Copy all lines below exactly as written. Leave pictures out.

>> Begin

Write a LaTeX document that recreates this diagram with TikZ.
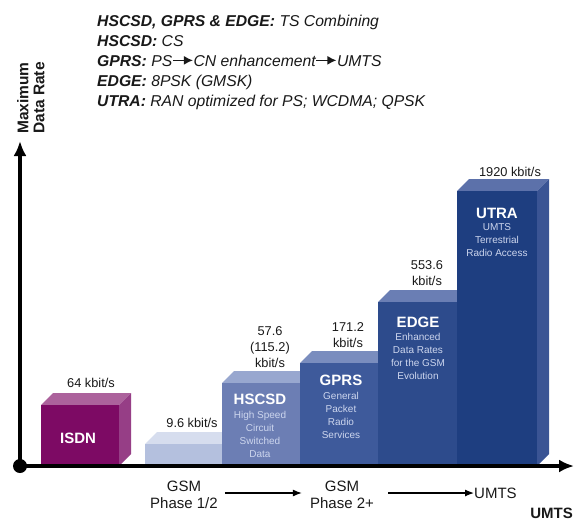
\documentclass[tikz,border=0pt]{standalone}
\usepackage{fontspec}
\setmainfont{Liberation Sans}
\usetikzlibrary{arrows.meta}

% bar colours: front / top / side faces
\definecolor{isdnF}{RGB}{125,10,100}
\definecolor{isdnT}{RGB}{172,98,156}
\definecolor{isdnS}{RGB}{150,62,134}
\definecolor{gsmF}{RGB}{180,192,222}
\definecolor{gsmT}{RGB}{214,221,238}
\definecolor{hscF}{RGB}{108,126,180}
\definecolor{hscT}{RGB}{152,167,207}
\definecolor{gprsF}{RGB}{62,90,155}
\definecolor{gprsT}{RGB}{122,141,190}
\definecolor{edgeF}{RGB}{45,75,140}
\definecolor{edgeT}{RGB}{106,126,180}
\definecolor{utraF}{RGB}{30,62,128}
\definecolor{utraT}{RGB}{92,113,170}
\definecolor{utraS}{RGB}{58,84,148}
\definecolor{subtxt}{RGB}{205,214,238}
\definecolor{ink}{RGB}{25,25,25}

% 3-D bar: #1 left x, #2 right x, #3 top y, #4 front, #5 top, #6 side
\newcommand\barblock[6]{%
  \fill[#5] (#1,#3) -- (#1+12,#3-12) -- (#2+12,#3-12) -- (#2,#3) -- cycle;
  \fill[#6] (#2,#3) -- (#2+12,#3-12) -- (#2+12,454) -- (#2,466) -- cycle;
  \fill[#4] (#1,#3) rectangle (#2,466);
}

\tikzset{
  hdr/.style={anchor=base west, inner sep=0pt, text=ink,
    font=\fontsize{15.7}{18}\selectfont},
  rate/.style={align=center, text=ink, inner sep=0pt,
    font=\fontsize{12.8}{16}\selectfont},
  bartitle/.style={text=white, inner sep=0pt,
    font=\fontsize{15}{18}\selectfont\bfseries},
  barsub/.style={text=subtxt, align=center, inner sep=0pt,
    font=\fontsize{10}{13}\selectfont},
  phase/.style={align=center, text=ink, inner sep=0pt,
    font=\fontsize{15}{17}\selectfont},
  axisline/.style={line width=4pt, -{Latex[length=15pt,width=13pt]}},
  flow/.style={line width=1.2pt, -{Latex[length=9pt,width=7pt]}},
}

% small arrow used inside the legend text
\newcommand\inarrow{\tikz[baseline=0pt]\draw[line width=1.3pt,-{Latex[length=9pt,width=9pt]}] (0,0.36em) -- (20pt,0.36em);}

\begin{document}
\begin{tikzpicture}[x=1pt,y=-1pt]
\useasboundingbox (0,0) rectangle (574,523);
\fill[white] (0,0) rectangle (574,523);

% legend
\node[hdr] (l1) at (97,26) {\textbf{\textit{HSCSD, GPRS \& EDGE:}} \textit{TS Combining}};
\node[hdr] (l2) at (97,46) {\textbf{\textit{HSCSD:}} \textit{CS}};
\node[hdr] (l3) at (97,66) {\textbf{\textit{GPRS:}} \textit{PS\inarrow CN enhancement\inarrow UMTS}};
\node[hdr] (l4) at (97,86) {\textbf{\textit{EDGE:}} \textit{8PSK (GMSK)}};
\node[hdr] (l5) at (97,106) {\textbf{\textit{UTRA:}} \textit{RAN optimized for PS; WCDMA; QPSK}};

% y-axis caption
\node[rotate=90, anchor=north west, align=left, inner sep=0pt, text=ink,
  font=\fontsize{15.5}{16}\selectfont\bfseries] (ylab) at (17,134) {Maximum\\Data Rate};

% bars
\barblock{41}{119}{405}{isdnF}{isdnT}{isdnS}
\barblock{145}{222}{444}{gsmF}{gsmT}{gsmF}
\barblock{222}{300}{383}{hscF}{hscT}{hscF}
\barblock{300}{378}{363}{gprsF}{gprsT}{gprsF}
\barblock{378}{457}{302}{edgeF}{edgeT}{edgeF}
\barblock{457}{537}{191}{utraF}{utraT}{utraS}

% axes
\coordinate (O) at (20,466);
\coordinate (xend) at (574,466);
\coordinate (yend) at (20,141);
\draw[axisline] (O) -- (xend);
\draw[axisline] (O) -- (yend);
\fill (O) circle (7pt);

% rate labels
\node[rate] (r1) at (91,383) {64 kbit/s};
\node[rate] (r2) at (192,423) {9.6 kbit/s};
\node[rate] (r3) at (270,347) {57.6\\(115.2)\\kbit/s};
\node[rate] (r4) at (348,335) {171.2\\kbit/s};
\node[rate] (r5) at (427,273) {553.6\\kbit/s};
\node[rate] (r6) at (510,172) {1920 kbit/s};

% bar captions
\node[bartitle] (t1) at (78,438) {ISDN};
\node[bartitle] (t3) at (260,399) {HSCSD};
\node[barsub] (s3) at (260,434) {High Speed\\Circuit\\Switched\\Data};
\node[bartitle] (t4) at (341,380) {GPRS};
\node[barsub] (s4) at (341,415) {General\\Packet\\Radio\\Services};
\node[bartitle] (t5) at (418,322) {EDGE};
\node[barsub] (s5) at (418,356) {Enhanced\\Data Rates\\for the GSM\\Evolution};
\node[bartitle] (t6) at (497,213) {UTRA};
\node[barsub] (s6) at (497,240) {UMTS\\Terrestrial\\Radio Access};

% evolution path
\node[phase] (p1) at (184,495) {GSM\\Phase 1/2};
\node[phase] (p2) at (342,495) {GSM\\Phase 2+};
\node[phase, anchor=west] (p3) at (474,493) {UMTS};
\draw[flow] ([xshift=7pt]p1.east |- 0,493) -- ([xshift=-8pt]p2.west |- 0,493);
\draw[flow] ([xshift=14pt]p2.east |- 0,493) -- (p3.west);

\node[anchor=east, inner sep=0pt, text=ink, font=\fontsize{15}{18}\selectfont\bfseries] (xlab) at (573,513) {UMTS};
\end{tikzpicture}
\end{document}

>> End

- Response to the exercise
Write a LaTeX document that recreates this diagram with TikZ.
\documentclass[tikz,border=0pt]{standalone}
\usepackage{fontspec}
\setmainfont{Liberation Sans}
\usetikzlibrary{arrows.meta}

% bar colours: front / top / side faces
\definecolor{isdnF}{RGB}{125,10,100}
\definecolor{isdnT}{RGB}{172,98,156}
\definecolor{isdnS}{RGB}{150,62,134}
\definecolor{gsmF}{RGB}{180,192,222}
\definecolor{gsmT}{RGB}{214,221,238}
\definecolor{hscF}{RGB}{108,126,180}
\definecolor{hscT}{RGB}{152,167,207}
\definecolor{gprsF}{RGB}{62,90,155}
\definecolor{gprsT}{RGB}{122,141,190}
\definecolor{edgeF}{RGB}{45,75,140}
\definecolor{edgeT}{RGB}{106,126,180}
\definecolor{utraF}{RGB}{30,62,128}
\definecolor{utraT}{RGB}{92,113,170}
\definecolor{utraS}{RGB}{58,84,148}
\definecolor{subtxt}{RGB}{205,214,238}
\definecolor{ink}{RGB}{25,25,25}

% 3-D bar: #1 left x, #2 right x, #3 top y, #4 front, #5 top, #6 side
\newcommand\barblock[6]{%
  \fill[#5] (#1,#3) -- (#1+12,#3-12) -- (#2+12,#3-12) -- (#2,#3) -- cycle;
  \fill[#6] (#2,#3) -- (#2+12,#3-12) -- (#2+12,454) -- (#2,466) -- cycle;
  \fill[#4] (#1,#3) rectangle (#2,466);
}

\tikzset{
  hdr/.style={anchor=base west, inner sep=0pt, text=ink,
    font=\fontsize{15.7}{18}\selectfont},
  rate/.style={align=center, text=ink, inner sep=0pt,
    font=\fontsize{12.8}{16}\selectfont},
  bartitle/.style={text=white, inner sep=0pt,
    font=\fontsize{15}{18}\selectfont\bfseries},
  barsub/.style={text=subtxt, align=center, inner sep=0pt,
    font=\fontsize{10}{13}\selectfont},
  phase/.style={align=center, text=ink, inner sep=0pt,
    font=\fontsize{15}{17}\selectfont},
  axisline/.style={line width=4pt, -{Latex[length=15pt,width=13pt]}},
  flow/.style={line width=1.2pt, -{Latex[length=9pt,width=7pt]}},
}

% small arrow used inside the legend text
\newcommand\inarrow{\tikz[baseline=0pt]\draw[line width=1.3pt,-{Latex[length=9pt,width=9pt]}] (0,0.36em) -- (20pt,0.36em);}

\begin{document}
\begin{tikzpicture}[x=1pt,y=-1pt]
\useasboundingbox (0,0) rectangle (574,523);
\fill[white] (0,0) rectangle (574,523);

% legend
\node[hdr] (l1) at (97,26) {\textbf{\textit{HSCSD, GPRS \& EDGE:}} \textit{TS Combining}};
\node[hdr] (l2) at (97,46) {\textbf{\textit{HSCSD:}} \textit{CS}};
\node[hdr] (l3) at (97,66) {\textbf{\textit{GPRS:}} \textit{PS\inarrow CN enhancement\inarrow UMTS}};
\node[hdr] (l4) at (97,86) {\textbf{\textit{EDGE:}} \textit{8PSK (GMSK)}};
\node[hdr] (l5) at (97,106) {\textbf{\textit{UTRA:}} \textit{RAN optimized for PS; WCDMA; QPSK}};

% y-axis caption
\node[rotate=90, anchor=north west, align=left, inner sep=0pt, text=ink,
  font=\fontsize{15.5}{16}\selectfont\bfseries] (ylab) at (17,134) {Maximum\\Data Rate};

% bars
\barblock{41}{119}{405}{isdnF}{isdnT}{isdnS}
\barblock{145}{222}{444}{gsmF}{gsmT}{gsmF}
\barblock{222}{300}{383}{hscF}{hscT}{hscF}
\barblock{300}{378}{363}{gprsF}{gprsT}{gprsF}
\barblock{378}{457}{302}{edgeF}{edgeT}{edgeF}
\barblock{457}{537}{191}{utraF}{utraT}{utraS}

% axes
\coordinate (O) at (20,466);
\coordinate (xend) at (574,466);
\coordinate (yend) at (20,141);
\draw[axisline] (O) -- (xend);
\draw[axisline] (O) -- (yend);
\fill (O) circle (7pt);

% rate labels
\node[rate] (r1) at (91,383) {64 kbit/s};
\node[rate] (r2) at (192,423) {9.6 kbit/s};
\node[rate] (r3) at (270,347) {57.6\\(115.2)\\kbit/s};
\node[rate] (r4) at (348,335) {171.2\\kbit/s};
\node[rate] (r5) at (427,273) {553.6\\kbit/s};
\node[rate] (r6) at (510,172) {1920 kbit/s};

% bar captions
\node[bartitle] (t1) at (78,438) {ISDN};
\node[bartitle] (t3) at (260,399) {HSCSD};
\node[barsub] (s3) at (260,434) {High Speed\\Circuit\\Switched\\Data};
\node[bartitle] (t4) at (341,380) {GPRS};
\node[barsub] (s4) at (341,415) {General\\Packet\\Radio\\Services};
\node[bartitle] (t5) at (418,322) {EDGE};
\node[barsub] (s5) at (418,356) {Enhanced\\Data Rates\\for the GSM\\Evolution};
\node[bartitle] (t6) at (497,213) {UTRA};
\node[barsub] (s6) at (497,240) {UMTS\\Terrestrial\\Radio Access};

% evolution path
\node[phase] (p1) at (184,495) {GSM\\Phase 1/2};
\node[phase] (p2) at (342,495) {GSM\\Phase 2+};
\node[phase, anchor=west] (p3) at (474,493) {UMTS};
\draw[flow] ([xshift=7pt]p1.east |- 0,493) -- ([xshift=-8pt]p2.west |- 0,493);
\draw[flow] ([xshift=14pt]p2.east |- 0,493) -- (p3.west);

\node[anchor=east, inner sep=0pt, text=ink, font=\fontsize{15}{18}\selectfont\bfseries] (xlab) at (573,513) {UMTS};
\end{tikzpicture}
\end{document}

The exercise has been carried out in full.